С течением времени стало понятно, что Кадыров всё же изрядно лукавил, посылая тайный сигнал борцам за независимую Ичкерию, позволявший им думать, что смена вывески и флага — пустая формальность, а под кадыровскими знамёнами они продолжат служить великому замыслу о свободной и самостоятельной горской республике. Чечня не ушла в отрыв, а, напротив, с течением времени, изживая проблемы, связанные с войной, стала сближаться с Россией, выравнивая своё существование по общегосударственным шаблонам.

Надо полагать, что о крамольном и даже отчасти антигосударственном содержании кадыровской проповеди, обращённой к лесу, знали и на самом верху. Более того, я думаю, что Москва и сама могла принимать участие в разработке нехитрого пропагандистского месседжа, понимая, что эта элементарная уловка способна серьёзно подорвать боеспособность ичкерийского подполья. И уж точно в какой-то форме она санкционировала кадыровскую крамолу, выглядевшую как подобие заговора.

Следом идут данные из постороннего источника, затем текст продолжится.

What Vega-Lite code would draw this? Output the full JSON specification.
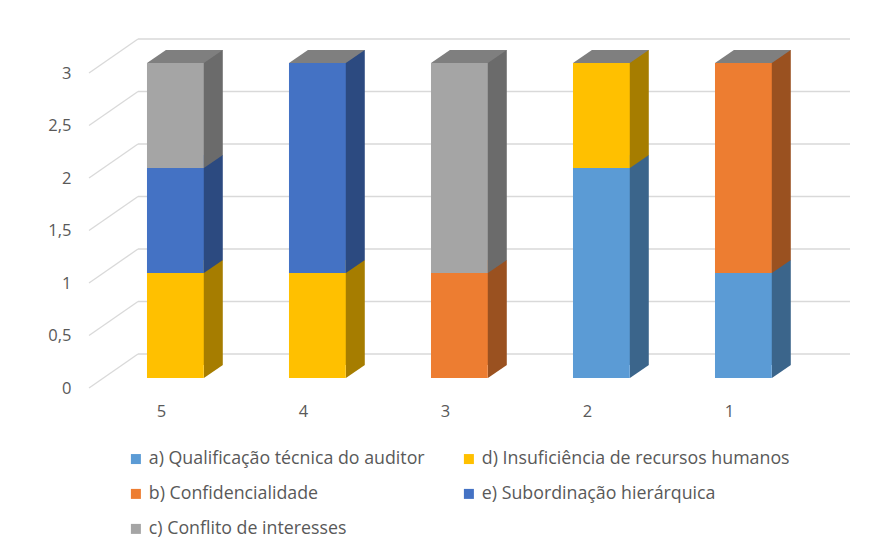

В случае с Малороссией — единым украинским государством, объединяемым под водительством Донецкой Народной Республики, — речь идёт о похожем проекте, правда, лишённом второго дна, затаившейся на глубине обманки. Гражданам Украины предложено подумать о том, за что многие из них готовы пожертвовать своей жизнью, — о сохранении государственного единства. Это ведь, собственно говоря, то, ради чего уже более трёх лет ведётся кровопролитная война. Тут правда без всякого лукавства. Авторы проекта точно указали, где пролегают красные линии — нацизму и бандеровщине в будущем общем государстве места не будет. И Крым, увы, не обещают вернуть. Но области и регионы вправе рассчитывать на сохранение своей самобытности. Такой намёк на неизбежную и необходимую федерализацию страны, собранной в своё время из очень разных по духу, культуре и историческому опыту территорий.

По опыту Чечни можно сказать, что разъедающий, деморализующий эффект альтернативы, которая апеллирует к общественному идеалу — независимая Ичкерия — может оказаться очень глубоким и существенным, меняющим кардинально ход событий. То, о чём вчера говорил Захарченко — что идею Малороссии обсуждают в украинских окопах, — это прямое указание на начавшийся процесс окисливания, ржавления официозного мифа о единой Украине. Логика очень проста: если единения можно достичь бескровно, не убивая, не рискуя собственной жизнью, не закладывая под реализацию этой идеи благосостояние страны, её отношения с соседом, то это как минимум интересно. А как максимум — альтернатива куда привлекательней кошмарного настоящего.

Идея будет работать в головах, туманя сознание и подрывая веру в разумность радикальных подходов и всесокрушающего насилия. Но для того, чтобы добиться надлежащего эффекта, нужна отмашка со стороны. Чтобы кампания обрела стабильный и устойчивый характер, чтобы слово “Малороссия” намертво вросло в общеукраинский дискурс, ведя неспешную, незаметную для внешнего наблюдателя разрушительную работу.